Recover, regain, retrieve, recoup, recruit can mean to get back something that has been let go or lost.
Recover, the most comprehensive of these terms, may imply a finding or obtaining something material or immaterial that has been lost or a getting of something in reparation or compensation.
Regain, though often used interchangeably with recover, carries a stronger implication of winning back or getting once more into one’s possession something of which one has been deprived.
Regain also may imply, as recover seldom implies, success in reaching again a place or point at which one has been before.
Retrieve implies a recovering or regaining after assiduous effort or search.
But retrieve sometimes takes for its object such words as loss, error, failure, or disaster, then implying not recovery but a setting right or a making what is bad good, or a reparation by making up for what was wrong or unsuccessful.

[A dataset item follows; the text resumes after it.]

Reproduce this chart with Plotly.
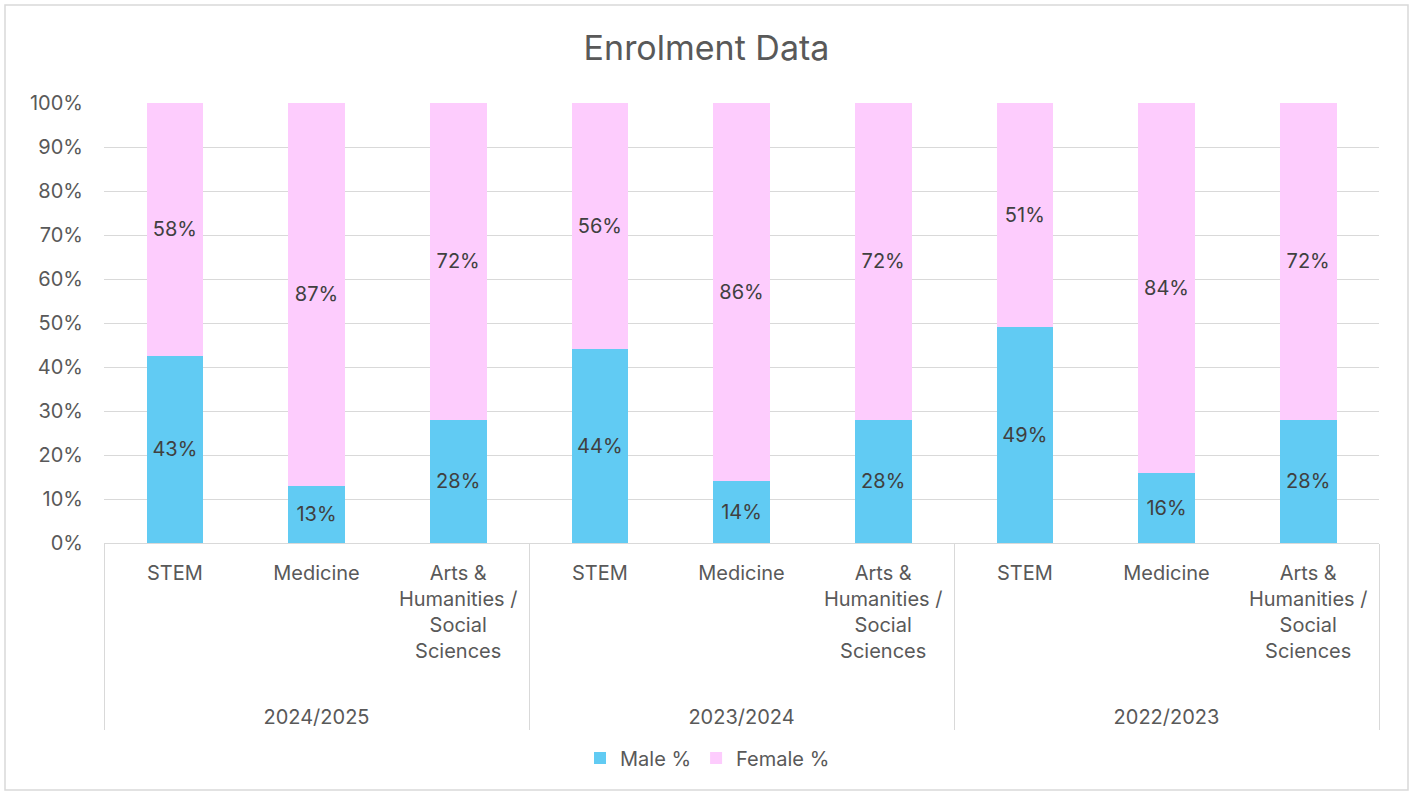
import plotly.graph_objects as go

years = ["2024/2025"] * 3 + ["2023/2024"] * 3 + ["2022/2023"] * 3
subjects = ["STEM", "Medicine", "Arts &<br>Humanities /<br>Social<br>Sciences"] * 3
male_pct = [43, 13, 28, 44, 14, 28, 49, 16, 28]
female_pct = [58, 87, 72, 56, 86, 72, 51, 84, 72]

# display labels for the outer (year) level, pushed down
year_labels = ["<br><br>" + y for y in years]

male_color = "#61CBF3"
female_color = "#FDCCFD"
text_color = "#404040"
axis_text = "#595959"
font_family = "Inter, 'Open Sans', sans-serif"
FS = 20

fig = go.Figure()
fig.add_trace(go.Bar(
    x=[year_labels, subjects], y=male_pct, name="Male %",
    marker=dict(color=male_color, line=dict(width=0)),
    text=[f"{v}%" for v in male_pct], textposition="inside",
    insidetextanchor="middle", textangle=0,
    textfont=dict(size=FS, color=text_color, family=font_family),
))
fig.add_trace(go.Bar(
    x=[year_labels, subjects], y=female_pct, name="Female %",
    marker=dict(color=female_color, line=dict(width=0)),
    text=[f"{v}%" for v in female_pct], textposition="inside",
    insidetextanchor="middle", textangle=0,
    textfont=dict(size=FS, color=text_color, family=font_family),
))

L, R, T, B = 104, 34, 103, 251
W, H = 1413, 794
pw, ph = W - L - R, H - T - B

fig.update_layout(
    width=W, height=H,
    barmode="stack", barnorm="percent", bargap=0.6,
    margin=dict(l=L, r=R, t=T, b=B, autoexpand=False),
    paper_bgcolor="white", plot_bgcolor="white",
    font=dict(family=font_family, color=axis_text, size=FS),
    title=dict(text="Enrolment Data", x=0.5, xanchor="center",
               y=1 - 48 / H, yanchor="middle",
               font=dict(size=34, color=axis_text, family=font_family)),
    legend=dict(orientation="h", x=0.5 - 34 / pw, xanchor="center",
                y=(T + ph - 758) / ph, yref="paper", yanchor="middle",
                traceorder="normal",
                font=dict(size=FS, color=axis_text, family=font_family),
                itemwidth=30, tracegroupgap=0),
    showlegend=True,
    xaxis=dict(type="multicategory", showgrid=False,
               showline=True, linecolor="#D9D9D9", linewidth=1,
               showdividers=True, dividercolor="#D9D9D9", dividerwidth=1,
               tickfont=dict(size=FS, color=axis_text, family=font_family),
               ticklabelstandoff=12,
               ticks=""),
    yaxis=dict(range=[0, 100], dtick=10, ticksuffix="%",
               showgrid=True, gridcolor="#D9D9D9", gridwidth=1,
               zeroline=False, showline=False, ticks="",
               ticklabelstandoff=20,
               tickfont=dict(size=FS, color=axis_text, family=font_family)),
)

# outer chart border
fig.add_shape(type="rect", xref="paper", yref="paper",
              x0=(5 - L) / pw, x1=(1408 - L) / pw,
              y0=(T + ph - 790) / ph, y1=(T + ph - 5) / ph,
              line=dict(color="#D9D9D9", width=1.5), fillcolor="rgba(0,0,0,0)",
              layer="below")

fig.write_html("out.html", config={"displayModeBar": False},
               post_script="document.body.style.margin='0';document.body.style.overflow='hidden';")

Recoup, basically a legal term implying a rightful deduction by a defendant of part of a claim awarded to a successful plaintiff in a lawsuit, can in its general and extended use imply recovery or retrieval, usually in equivalent rather than identical form, of something lost.
Recruit fundamentally implies growth through fresh additions; in military use it can imply an increase in numbers through drafting and enlisting or a filling of vacancies in a force resulting from casualties.
In more general use it may imply a regaining of what has been lost (as vigor through illness, or money through extravagance or heavy expenditures) by fresh additions or replenishment of the supply.